County resident Rebecca Busic said she worried about the precedent the commission was setting and said a future commission – which might be more progressive in nature – could look back to this resolution and use it as the basis for declaring the county an “anti-fracking sanctuary” or something similar.
Sheriff Nowlin spoke at the end of the two hours of public comment. “I think everybody is reaching for the same thing,” he said. “They want not to have their rights taken away and I think you all know I’m right there with you.”
He said he doesn’t see the need for HB 1177 because the system already works to save lives and protect families when someone is considering committing gun violence.

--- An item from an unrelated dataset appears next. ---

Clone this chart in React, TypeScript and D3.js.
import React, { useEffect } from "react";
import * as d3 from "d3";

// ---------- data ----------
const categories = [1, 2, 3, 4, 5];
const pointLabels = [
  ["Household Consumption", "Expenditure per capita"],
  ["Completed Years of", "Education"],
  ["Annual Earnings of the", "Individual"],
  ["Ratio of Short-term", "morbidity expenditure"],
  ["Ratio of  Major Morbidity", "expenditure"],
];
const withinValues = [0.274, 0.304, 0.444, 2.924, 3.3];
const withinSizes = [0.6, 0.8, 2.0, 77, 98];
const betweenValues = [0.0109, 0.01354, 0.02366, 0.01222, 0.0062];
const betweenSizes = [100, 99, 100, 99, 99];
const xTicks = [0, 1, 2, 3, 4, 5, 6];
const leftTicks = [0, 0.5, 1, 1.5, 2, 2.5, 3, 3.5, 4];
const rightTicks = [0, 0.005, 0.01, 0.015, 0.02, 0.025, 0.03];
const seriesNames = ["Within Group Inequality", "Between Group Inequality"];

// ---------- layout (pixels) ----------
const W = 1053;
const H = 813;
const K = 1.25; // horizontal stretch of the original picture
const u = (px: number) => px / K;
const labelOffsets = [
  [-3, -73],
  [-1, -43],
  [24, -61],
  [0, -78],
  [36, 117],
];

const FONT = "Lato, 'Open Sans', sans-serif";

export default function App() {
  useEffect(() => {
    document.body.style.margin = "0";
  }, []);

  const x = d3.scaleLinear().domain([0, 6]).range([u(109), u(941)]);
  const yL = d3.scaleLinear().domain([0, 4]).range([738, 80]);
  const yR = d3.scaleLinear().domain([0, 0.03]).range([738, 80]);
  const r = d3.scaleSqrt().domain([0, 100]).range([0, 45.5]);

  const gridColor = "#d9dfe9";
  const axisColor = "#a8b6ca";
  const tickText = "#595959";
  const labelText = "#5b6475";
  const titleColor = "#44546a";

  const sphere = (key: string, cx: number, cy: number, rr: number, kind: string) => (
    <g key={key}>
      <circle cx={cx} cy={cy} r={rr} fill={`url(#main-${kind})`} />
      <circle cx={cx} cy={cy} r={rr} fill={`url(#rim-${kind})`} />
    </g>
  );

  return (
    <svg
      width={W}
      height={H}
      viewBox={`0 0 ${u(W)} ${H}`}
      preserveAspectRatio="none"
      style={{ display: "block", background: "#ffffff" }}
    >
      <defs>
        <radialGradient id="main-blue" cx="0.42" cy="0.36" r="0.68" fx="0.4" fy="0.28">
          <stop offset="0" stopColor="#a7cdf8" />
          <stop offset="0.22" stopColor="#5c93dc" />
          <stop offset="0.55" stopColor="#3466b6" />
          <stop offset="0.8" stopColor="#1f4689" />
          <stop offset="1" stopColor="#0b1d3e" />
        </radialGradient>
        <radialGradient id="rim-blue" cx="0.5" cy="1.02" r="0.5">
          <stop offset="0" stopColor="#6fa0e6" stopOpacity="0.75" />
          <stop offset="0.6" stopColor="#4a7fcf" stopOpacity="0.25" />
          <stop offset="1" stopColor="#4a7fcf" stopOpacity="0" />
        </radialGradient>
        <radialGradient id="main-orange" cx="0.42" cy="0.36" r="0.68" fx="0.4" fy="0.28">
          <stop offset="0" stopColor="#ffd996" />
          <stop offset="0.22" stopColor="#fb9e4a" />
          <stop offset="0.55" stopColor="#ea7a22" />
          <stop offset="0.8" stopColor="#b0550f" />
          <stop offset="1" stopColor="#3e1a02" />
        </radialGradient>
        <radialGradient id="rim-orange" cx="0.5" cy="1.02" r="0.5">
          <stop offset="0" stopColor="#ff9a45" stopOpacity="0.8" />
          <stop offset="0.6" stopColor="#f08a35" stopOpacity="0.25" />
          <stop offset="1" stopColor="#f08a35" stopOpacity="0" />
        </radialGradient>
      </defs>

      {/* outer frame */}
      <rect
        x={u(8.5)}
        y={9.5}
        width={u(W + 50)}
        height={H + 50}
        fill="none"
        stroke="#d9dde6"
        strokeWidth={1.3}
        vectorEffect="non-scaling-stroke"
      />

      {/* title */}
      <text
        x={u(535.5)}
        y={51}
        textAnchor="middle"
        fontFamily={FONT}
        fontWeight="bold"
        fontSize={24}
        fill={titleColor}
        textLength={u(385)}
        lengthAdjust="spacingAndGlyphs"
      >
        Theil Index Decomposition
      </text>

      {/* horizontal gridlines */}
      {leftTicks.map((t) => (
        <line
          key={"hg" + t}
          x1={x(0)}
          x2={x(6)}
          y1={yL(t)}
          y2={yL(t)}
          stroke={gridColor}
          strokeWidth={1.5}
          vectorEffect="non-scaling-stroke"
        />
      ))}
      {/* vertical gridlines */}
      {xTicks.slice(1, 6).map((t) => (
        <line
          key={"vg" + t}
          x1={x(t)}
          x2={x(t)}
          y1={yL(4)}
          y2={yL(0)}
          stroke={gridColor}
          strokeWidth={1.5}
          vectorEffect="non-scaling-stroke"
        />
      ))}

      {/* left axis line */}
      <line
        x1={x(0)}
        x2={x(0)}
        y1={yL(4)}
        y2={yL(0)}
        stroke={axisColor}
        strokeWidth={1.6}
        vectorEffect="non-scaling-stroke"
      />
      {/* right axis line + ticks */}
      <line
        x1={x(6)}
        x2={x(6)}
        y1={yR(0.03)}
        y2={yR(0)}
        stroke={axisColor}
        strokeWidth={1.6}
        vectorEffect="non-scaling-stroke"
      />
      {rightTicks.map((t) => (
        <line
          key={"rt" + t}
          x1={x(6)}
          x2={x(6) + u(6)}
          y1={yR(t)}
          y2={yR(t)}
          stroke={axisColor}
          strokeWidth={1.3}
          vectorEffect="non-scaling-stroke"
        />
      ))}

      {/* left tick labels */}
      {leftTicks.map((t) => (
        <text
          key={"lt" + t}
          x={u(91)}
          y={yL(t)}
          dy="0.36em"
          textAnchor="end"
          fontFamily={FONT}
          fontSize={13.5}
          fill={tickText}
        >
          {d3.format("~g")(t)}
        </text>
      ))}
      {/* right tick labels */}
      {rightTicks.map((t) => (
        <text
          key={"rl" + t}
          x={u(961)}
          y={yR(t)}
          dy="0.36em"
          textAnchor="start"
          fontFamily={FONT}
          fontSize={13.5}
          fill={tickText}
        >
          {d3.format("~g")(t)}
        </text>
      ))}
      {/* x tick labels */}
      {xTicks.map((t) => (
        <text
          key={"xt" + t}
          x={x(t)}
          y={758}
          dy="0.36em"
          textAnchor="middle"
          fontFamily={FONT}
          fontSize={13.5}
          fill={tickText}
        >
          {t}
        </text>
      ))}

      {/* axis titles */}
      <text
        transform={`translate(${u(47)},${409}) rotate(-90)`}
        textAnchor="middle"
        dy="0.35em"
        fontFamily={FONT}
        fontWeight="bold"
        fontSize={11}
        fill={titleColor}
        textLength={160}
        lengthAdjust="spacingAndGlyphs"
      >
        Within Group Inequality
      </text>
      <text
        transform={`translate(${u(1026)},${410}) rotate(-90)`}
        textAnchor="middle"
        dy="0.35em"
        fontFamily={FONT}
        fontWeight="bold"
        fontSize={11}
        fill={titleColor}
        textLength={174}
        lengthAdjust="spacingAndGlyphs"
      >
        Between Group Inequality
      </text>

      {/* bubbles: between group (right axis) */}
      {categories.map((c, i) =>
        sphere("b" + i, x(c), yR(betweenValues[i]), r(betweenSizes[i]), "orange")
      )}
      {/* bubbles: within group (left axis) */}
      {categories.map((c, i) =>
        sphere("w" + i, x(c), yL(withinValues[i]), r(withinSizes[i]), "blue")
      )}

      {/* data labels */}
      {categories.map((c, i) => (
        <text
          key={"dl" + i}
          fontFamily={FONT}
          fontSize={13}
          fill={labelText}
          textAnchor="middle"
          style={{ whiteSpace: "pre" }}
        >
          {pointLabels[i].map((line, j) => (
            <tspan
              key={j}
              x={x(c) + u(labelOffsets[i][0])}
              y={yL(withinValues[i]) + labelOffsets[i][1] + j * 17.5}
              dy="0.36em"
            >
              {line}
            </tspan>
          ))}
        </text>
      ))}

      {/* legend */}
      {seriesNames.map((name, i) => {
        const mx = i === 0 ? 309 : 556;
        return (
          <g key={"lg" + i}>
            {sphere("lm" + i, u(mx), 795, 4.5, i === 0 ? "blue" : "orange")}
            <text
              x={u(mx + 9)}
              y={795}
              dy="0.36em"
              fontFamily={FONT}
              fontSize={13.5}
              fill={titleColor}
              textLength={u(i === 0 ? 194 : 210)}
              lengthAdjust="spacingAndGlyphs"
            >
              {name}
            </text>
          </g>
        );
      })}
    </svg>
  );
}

He said he supports gun rights and constitutional freedoms, but opposes the use of the word “sanctuary” because it means “a safe haven.”
He said he was willing to sign the original resolution that didn’t contain the word.
“What message you want to send, you send,” he said, adding, “It’s not going to have an effect on me.”
‘A disarmed nation’
In the ensuing board discussion, Candelaria and Commissioner Keenan Ertel indicated they were favoring the third option because of its support for broad constitutional rights.
But Suckla made a motion to pass the second option instead, the one naming the county a sanctuary for the right to keep and bear arms.
Candelaria promptly seconded that motion, saying the board had waited long enough and didn’t need to consider the matter further. “We are continually being overrun by what the legislature is doing,” Candelaria said, adding, “Our rights are continually being eroded.”
Ertel agreed, saying, “A disarmed nation is a nation that’s very easily controlled.”
The resolution passed unanimously.
There was then some confusion as to which resolution had been approved, as all of them carried the same number. So the board went through the process a second time, with Suckla making the same motion, Candelaria seconding it, and all three voting in favor.
Suckla said he would also like to create and pass a county ordinance, a measure that does have the effect of law.
He later clarified in a phone interview with the Four Corners Free Press that the ordinance he wants to see passed would be similar to the third proposed resolution, which said the county was “a Sanctuary County that wishes to protect U.S. and Colorado Constitutional rights.”
However, Suckla said, he envisions that the ordinance would not contain the word “sanctuary.”
He said he understood that there was confusion about what sort of ordinance he had been calling for at the end of the meeting. “It was pretty loud in there,” he said.